When posted in the Utah Office of Education regulations (R513-13) the phrase "If allowed under Federal law," was omitted. The Dream Act has never been passed.
The Utah AG letter went on to say: "We have not found applicable judicial opinions interpreting 8 U.S.C. Section 1623, so there is always the possibility that a different or more strict interpretation might be applied by the courts, but on its face, at this preliminary juncture, we are of the opinion that it does not override Utah’’s tuition statute."

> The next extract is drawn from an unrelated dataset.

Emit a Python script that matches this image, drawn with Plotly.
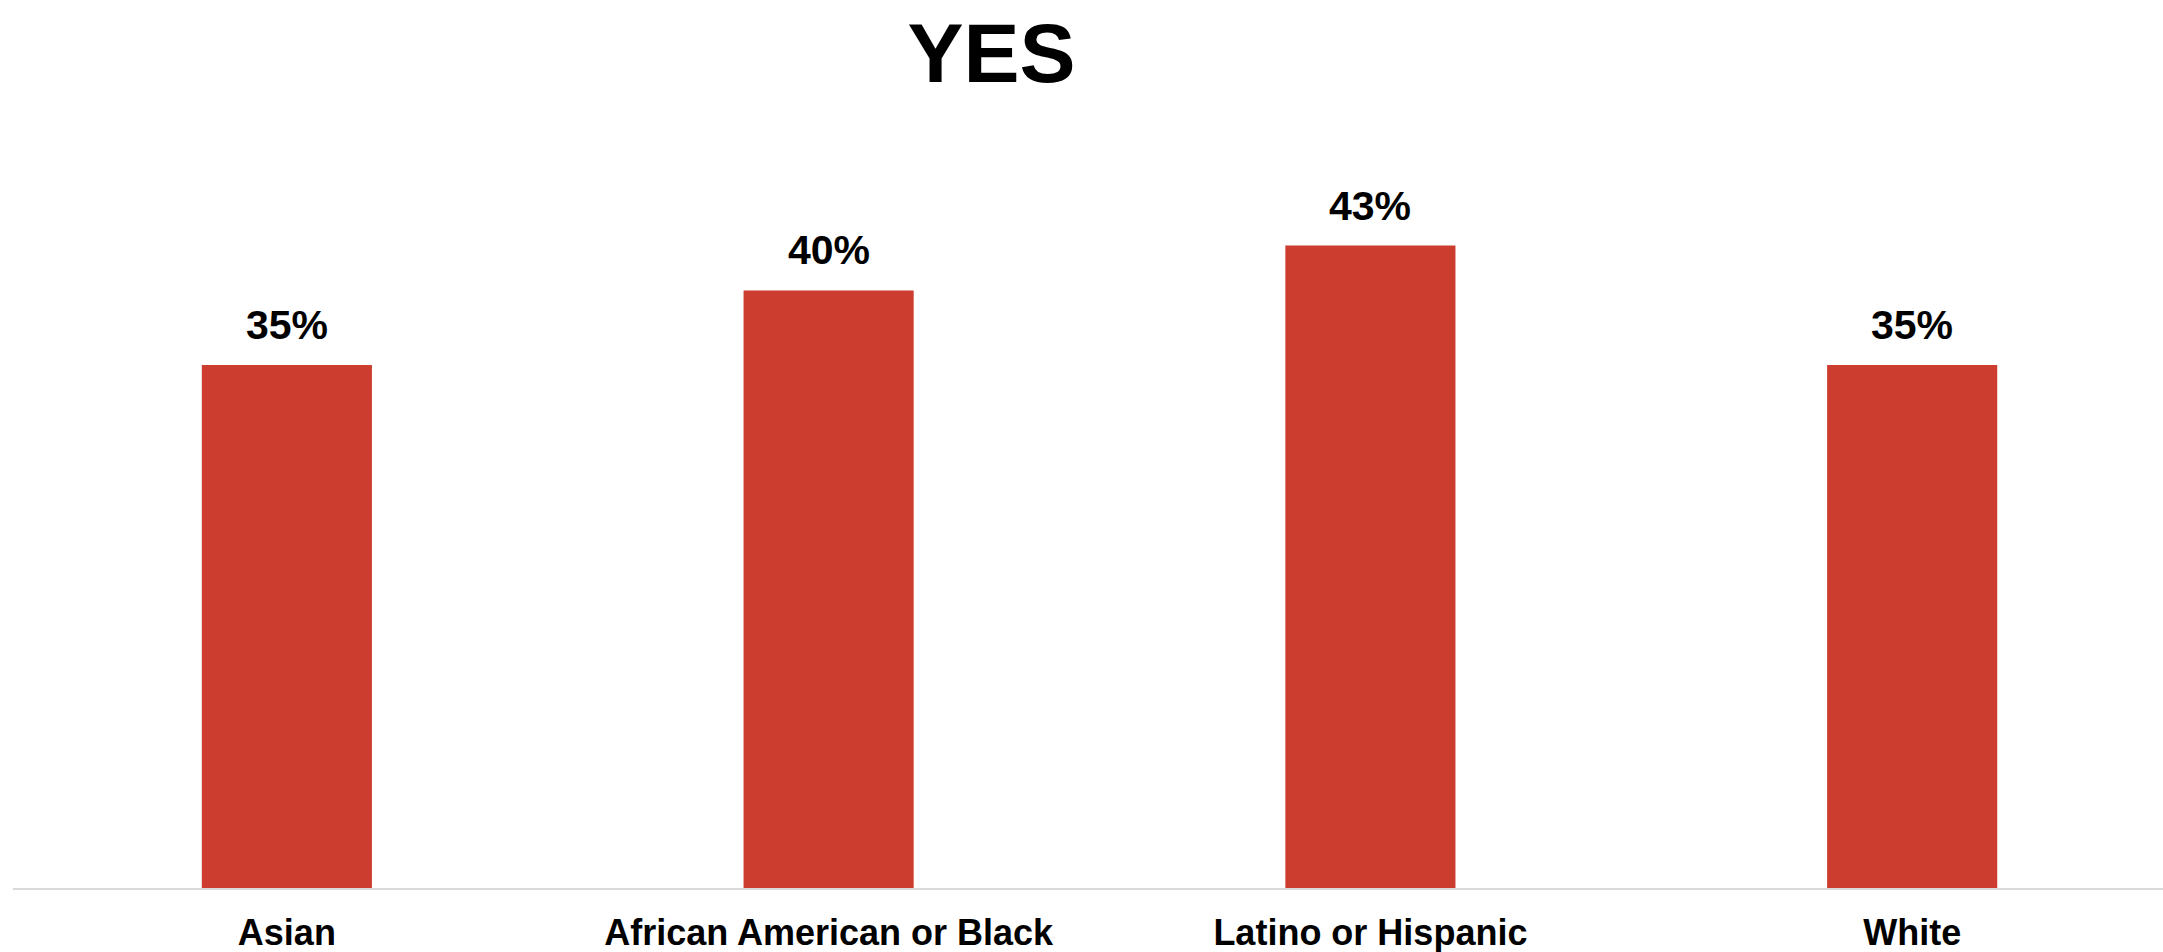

A California Appeals Court (Martinez v. Regents of U.C. 9/15/08 CA3) has now issued an opinion: "As we shall explain, the three-year attendance requirement at a California high school is a surrogate residence requirement. The vast majority of students who attend a California high school for three years are residents of the state of California. Section 68130.5 thwarts the will of Congress manifest in title 8 U.S.C. section 1623."
That appellate court decreed that all US Citizens paying non resident tuition would be eligible for reimbursement for the excess payment above the resident rate. The potential to the taxpayers of Utah for such a decision in voiding the Utah instate tuition could easily be in the $10's, or even $100's, of millions.
Additionally, upon graduation, the undocumented immigrant graduate can still not LEGALLY obtain employment in the United States.
In addition to being in violation of the federal law on tuition, allowing that reduction also appears to violate federal law declaring it illegal to aid, abet or "encourage or induces an alien to come to, enter, or reside in the United States, knowing . . . that such . . . residence is or will be in violation of law;" US Code Title 8, sec 1324 .
Instate Tuition for illegal immigrants should be repealed by the Utah legislature - this year - to comply with federal law, avoid huge potential costs and be fair to US citizens, regardless of what the California Supreme Court decides.